Academy Story by Naim Hammami
I dnfed this elementary aged book a few months ago, and pulled it back out feeling obligated that the publisher sent it to me and, I ought to read it. So, I did, and it is not well-written, but since I read it, I’m writing a review, and hopefully sparing y’all the same frustration. The cover is pretty cool, so is the idea, and the Islam is centralized and prioritized, but the story reads like an introduction, yes a 152 page introduction. It repeats itself so often, it contradicts itself within the repeated ideas, and then moves forward at a snails place before ending. I think it wanted to end on a cliff hanger, but because so little is accomplished up until that point, it feels like it doesn’t end at a climax, but rather the start of the action, which is irritating. It feels like the author started telling a story orally about a family in a kingdom that when they finish primary school either continue to secondary school or find themselves in a secret academy, and no one knows how they are chosen, or what the academy is like; someone heard that much and told the author to write a book, and they did. There is no character development, drawing the reader in, suspense, imaginative language, or refinement, it reads rough and I don’t know if it is because it is translated, or because there was never much to work with, but if you have seen this book, and were excited to see an Islam centered adventure story, sadly I’d say pass, it misses the mark.
SYNOPSIS:
The book starts with centralizing three siblings, Fatima, Suhayl, and Harun. Fatima is the oldest and is a second mother serving her family, cooking, and apparently enjoys reading, she was not chosen for the Academy and is still bothered by it. Suhayl is the protagonist who hates school, and Harun is the little brother who is still in primary school. The first few chapters are the repetitive circling of anticipation and excitement for finding out who gets in to the Academy at home and talking about what little is known about the Academy, and why it is important as today is the day Suhayl will find out. Why they had no idea about the Academy before breakfast on the day he is going to find out, is beyond me, the world building was an info dump, repeated in the following chapter when Suhayl is now at school. His friends all discuss that they are going to find out about the Academy, only then to contradict that whole build up and wonder IF they will find out about the Academy today. We meet the friends, find out some of them have parents that went to the Academy, but do not talk about, as they are not allowed. The reader is not told what the benefits of having gone to the academy are either, outside of knowing all educators have been trained there. The book then says how Suhayl doesn’t have friends and proceeds to discuss how close he and his friends are. When the assembly starts the class learns there is no Academy announcement and no end of the year field trip, instead they will have to come up with a challenge, that is optional, to do over the school holidays. After rounds of voting and a weird power flex, a business challenge with rules is established and the winner gets to leave school if they want. Suhayl is determined to win, he and his buddy, Yusuf, decide to make fans using the Venturi Effect to sell at their stall and try and make the most profit and win.
WHY I LIKE IT:
I like the premise, the artwork, the Muslim characters, I even like the business, life-lessons and science explanation of the fan. I don’t understand how it makes Suhayl’s fan more effective than a regular fan, but the book has bigger problems. I know for many author’s writing is figuring it out or making it up as you go, so I realize the ridiculousness of saying that this book feels like the book is being made up on the spot. It is writing quality that allows readers to get lost in a story, enjoy the words, and connect to the characters knowing that the author has control of a story and taken care of the required elements of a completed book. The rules of the challenge and how they were to finalize the idea, seemed so scattered, that combined with the weak writing, and repetitive premise building, made the intrigue of a whispered about Academy seem like a completely separate story.
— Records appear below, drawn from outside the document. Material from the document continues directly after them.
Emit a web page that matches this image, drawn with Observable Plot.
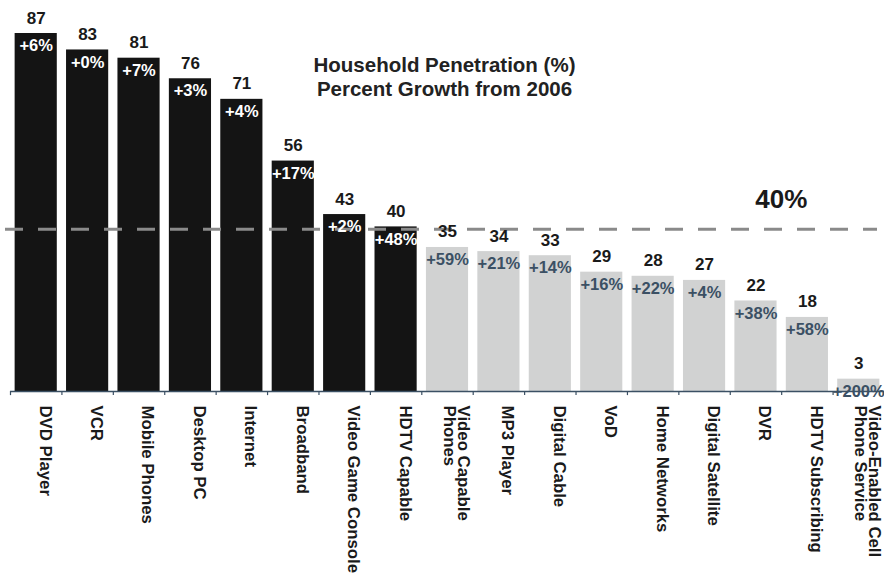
<!DOCTYPE html>
<html><head><meta charset="utf-8">
<script src="https://cdn.jsdelivr.net/npm/d3@7"></script>
<script src="https://cdn.jsdelivr.net/npm/@observablehq/plot@0.6"></script>
<style>body{margin:0;background:#fff;font-family:"Liberation Sans",Arial,sans-serif;}</style>
</head><body><div id="chart"></div>
<script>
const categories = ["DVD Player","VCR","Mobile Phones","Desktop PC","Internet","Broadband","Video Game Console","HDTV Capable","Video Capable\nPhones","MP3 Player","Digital Cable","VoD","Home Networks","Digital Satellite","DVR","HDTV Subscribing","Video-Enabled Cell\nPhone Service"];
const penetration = [87,83,81,76,71,56,43,40,35,34,33,29,28,27,22,18,3];
const growth = ["+6%","+0%","+7%","+3%","+4%","+17%","+2%","+48%","+59%","+21%","+14%","+16%","+22%","+4%","+38%","+58%","+200%"];
const threshold = 40;
const thresholdLabel = "40%";
const titleText = "Household Penetration (%)\nPercent Growth from 2006";

const data = categories.map((c, i) => ({cat: c, value: penetration[i], growth: growth[i], high: penetration[i] >= threshold}));

const W = 884, H = 576, ML = 10, MR = 0;
const step = (W - ML - MR) / categories.length;
const font = "Liberation Sans, Arial, sans-serif";

const chart = Plot.plot({
  width: W, height: H,
  marginLeft: ML, marginRight: MR, marginTop: 33, marginBottom: 185,
  style: {fontFamily: font, background: "#fff"},
  x: {domain: categories, paddingInner: 0.18, paddingOuter: 0.09, round: false, axis: null},
  y: {domain: [0, 87], axis: null},
  marks: [
    Plot.barY(data, {x: "cat", y: "value", fill: d => d.high ? "#141414" : "#d1d2d2"}),
    Plot.ruleY([threshold - 0.6], {stroke: "#8a8a8a", strokeWidth: 3, strokeDasharray: "18,15", insetLeft: -5, insetRight: 7}),
    Plot.text(data, {x: "cat", y: "value", text: d => String(d.value), lineAnchor: "bottom", dy: -10, fontSize: 17, fontWeight: "bold", fill: "#1a1a1a"}),
    Plot.text(data, {x: "cat", y: "value", text: "growth", lineAnchor: "top", dy: 6, fontSize: 16.5, fontWeight: "bold", fill: d => d.high ? "#ffffff" : "#3b5064"}),
    Plot.ruleY([0], {stroke: "#3b5064", strokeWidth: 1.5}),
    Plot.ruleX(categories, {x: d => d, y1: 0, y2: -1, stroke: "#3b5064", strokeWidth: 1.2, dx: -step / 2}),
    Plot.ruleX([categories[categories.length - 1]], {x: d => d, y1: 0, y2: -1, stroke: "#3b5064", strokeWidth: 1.2, dx: step / 2 - 1}),
    Plot.text(categories, {x: d => d, y: 0, text: d => d, rotate: 90, textAnchor: "start", lineAnchor: "middle", dy: 14, dx: 8, fontSize: 16.8, fontWeight: "bold", fill: "#1a1a1a", lineHeight: 0.85}),
    Plot.text([titleText], {x: () => categories[8], y: () => 76.5, text: d => d, dx: -3, fontSize: 20.5, fontWeight: "bold", fill: "#222", lineHeight: 1.15, lineAnchor: "middle"}),
    Plot.text([thresholdLabel], {x: () => categories[15], y: () => 46.6, text: d => d, textAnchor: "end", lineAnchor: "middle", fontSize: 26, fontWeight: "bold", fill: "#1a1a1a"})
  ]
});
document.getElementById("chart").appendChild(chart);
</script>
</body></html>
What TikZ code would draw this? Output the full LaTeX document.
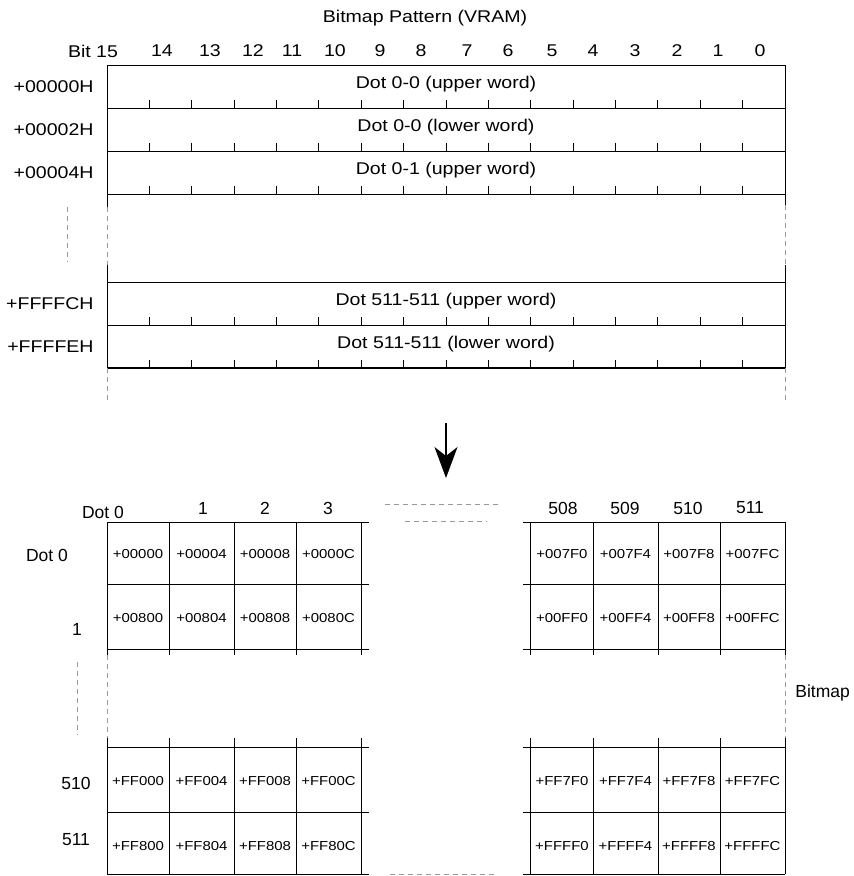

Additionally, I don’t understand the stressing of the three siblings, The book is only about one, Suhayl, and his friends, yet each have a “character profile sheet,” but they are not all together at the start, or even the end. One profile sheet is at the end of chapter 2, one at the end of chapter 4, and then the third at the end of chapter 6. If the point is that as the series progresses you will see the sibling more, and it is meant to garner interest, the choice assumed that readers will stick around for a series, and I don’t think the book at hand, will pull readers in to see how the series pans out.
FLAGS:
Secrets, business deception
TOOLS FOR LEADING THE DISCUSSION:
If the book were donated I would shelve it, but I would not seek it out to shelve.